Corey falls in love with Anna, the new girl at school. The only problem is that he can't tell if she's real: most of his friends have never seen her on campus, and she's not listed in the school's files. When he calls her family's home they are strange and evasive.
In desperation, Corey goes to Anna's house—located on Fear Street—and there her brother tells Corey that Anna is dead. But a few nights later, Anna calls him and asks him to meet her. Anna's passionate kisses convince Corey that his love object is alive.
Corey's friend Lisa finds, in her locker, a dead cat and a warning note on its neck. She suspects that this was done by Anna. However, Corey stays loyal and protests. During prom night, Corey goes to the prom with Lisa. She is pushed down a flight of stairs by Anna's brother, Brad. However, Brad escapes after seeing that Lisa is okay.

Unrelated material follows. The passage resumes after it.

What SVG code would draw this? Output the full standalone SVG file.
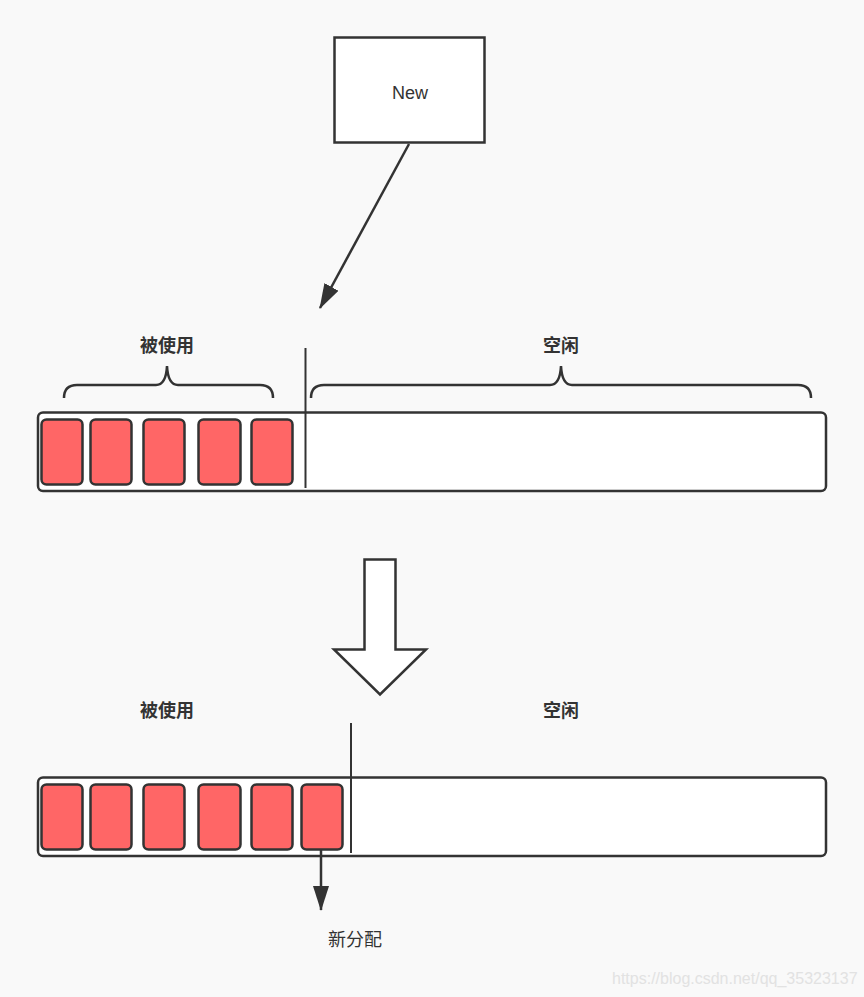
<svg xmlns="http://www.w3.org/2000/svg" width="864" height="997" viewBox="0 0 864 997">
<defs>
<style>
.bg{fill:#f9f9f9}
.box{fill:#fff;stroke:#333;stroke-width:2.5}
.bar{fill:#fff;stroke:#333;stroke-width:2.5}
.blk{fill:#ff6666;stroke:#333;stroke-width:2.5}
.ln{fill:none;stroke:#333;stroke-width:2.5}
.div{fill:none;stroke:#333;stroke-width:2}
.lbl{font-family:"Liberation Sans","Noto Sans CJK SC",sans-serif;font-size:18px;font-weight:bold;fill:#333;text-anchor:middle}
.txt{font-family:"Liberation Sans","Noto Sans CJK SC",sans-serif;font-size:18px;fill:#333;text-anchor:middle}
.wm{font-family:"Liberation Sans",sans-serif;font-size:16px;fill:#e2e2e2}
</style>
<marker id="ah" viewBox="0 0 25 16" refX="24" refY="8" markerWidth="10" markerHeight="6.4" markerUnits="strokeWidth" orient="auto">
<path d="M0,0 L25,8 L0,16 z" fill="#333"/>
</marker>
</defs>
<rect class="bg" x="0" y="0" width="864" height="997"/>

<g id="new-node">
<rect class="box" x="334.5" y="37.5" width="150" height="105"/>
<text class="txt" x="410" y="99">New</text>
</g>

<g id="used-label-top"><text class="lbl" x="167" y="352">被使用</text></g>
<g id="free-label-top"><text class="lbl" x="561" y="352">空闲</text></g>

<g id="brace-left"><path class="ln" d="M64,398 Q64,385 77,385 L156,385 Q166,385 167,366 Q168,385 178,385 L260,385 Q273,385 273,398"/></g>
<g id="brace-right"><path class="ln" d="M311,398 Q311,385 324,385 L550,385 Q560,385 561,366 Q562,385 572,385 L798,385 Q811,385 811,398"/></g>

<g id="top-bar">
<rect class="bar" x="38" y="412.5" width="788" height="78.5" rx="5"/>
<rect class="blk" x="41.5" y="419.5" width="41" height="65" rx="5"/>
<rect class="blk" x="90.5" y="419.5" width="41" height="65" rx="5"/>
<rect class="blk" x="143.5" y="419.5" width="41" height="65" rx="5"/>
<rect class="blk" x="198.5" y="419.5" width="42" height="65" rx="5"/>
<rect class="blk" x="251.5" y="419.5" width="41" height="65" rx="5"/>
<line class="div" x1="305.5" y1="348" x2="305.5" y2="488"/>
</g>

<g id="transition-arrow">
<path class="box" d="M364.5,559.5 L395.5,559.5 L395.5,649.5 L426,649.5 L380,694.5 L334,649.5 L364.5,649.5 Z"/>
</g>

<g id="used-label-bottom"><text class="lbl" x="167" y="717">被使用</text></g>
<g id="free-label-bottom"><text class="lbl" x="561" y="717">空闲</text></g>

<g id="bottom-bar">
<rect class="bar" x="38" y="777.5" width="788" height="78.5" rx="5"/>
<rect class="blk" x="41.5" y="784.5" width="41" height="65" rx="5"/>
<rect class="blk" x="90.5" y="784.5" width="41" height="65" rx="5"/>
<rect class="blk" x="143.5" y="784.5" width="41" height="65" rx="5"/>
<rect class="blk" x="198.5" y="784.5" width="42" height="65" rx="5"/>
<rect class="blk" x="251.5" y="784.5" width="41" height="65" rx="5"/>
<rect class="blk" x="301.5" y="784.5" width="41" height="65" rx="5"/>
<line class="div" x1="351" y1="723" x2="351" y2="853"/>
</g>

<g id="new-alloc-label"><text class="txt" x="355" y="946">新分配</text></g>

<g id="connectors">
<line class="ln" x1="409" y1="144" x2="320" y2="308" marker-end="url(#ah)"/>
<line class="ln" x1="321" y1="850" x2="321" y2="910" marker-end="url(#ah)"/>
</g>

<text class="wm" x="612" y="984">https://blog.csdn.net/qq_35323137</text>
</svg>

Coupled with Anna's begging Corey for help, he now understands Brad is behind all the trouble. Corey angrily travels to Anna's house to confront Brad soon after. He gets there and sees Anna and Brad fighting each other. It is revealed that Anna is actually Willa, Anna's sister. Willa killed Anna out of jealousy, following which she assumed Anna's identity. Willa has told Corey that Brad is insane and possibly her sister's murderer, but Corey now realizes it was completely turned around. Brad was always trying to just warn him away.
Corey and Brad manage to subdue Anna and call the police. The story has a very happy ending with Corey and his best friend.
The School Library Journal commented "the vocabulary is simple, the premise interesting, and the plot compelling, making this book one for reluctant readers". Publishers Weekly described this book as "a tame offering". R. J. Carter from The Trades commented that this book was "a fine example of the crazed killer tales that teens love to spook each other with in the wee hours of the night".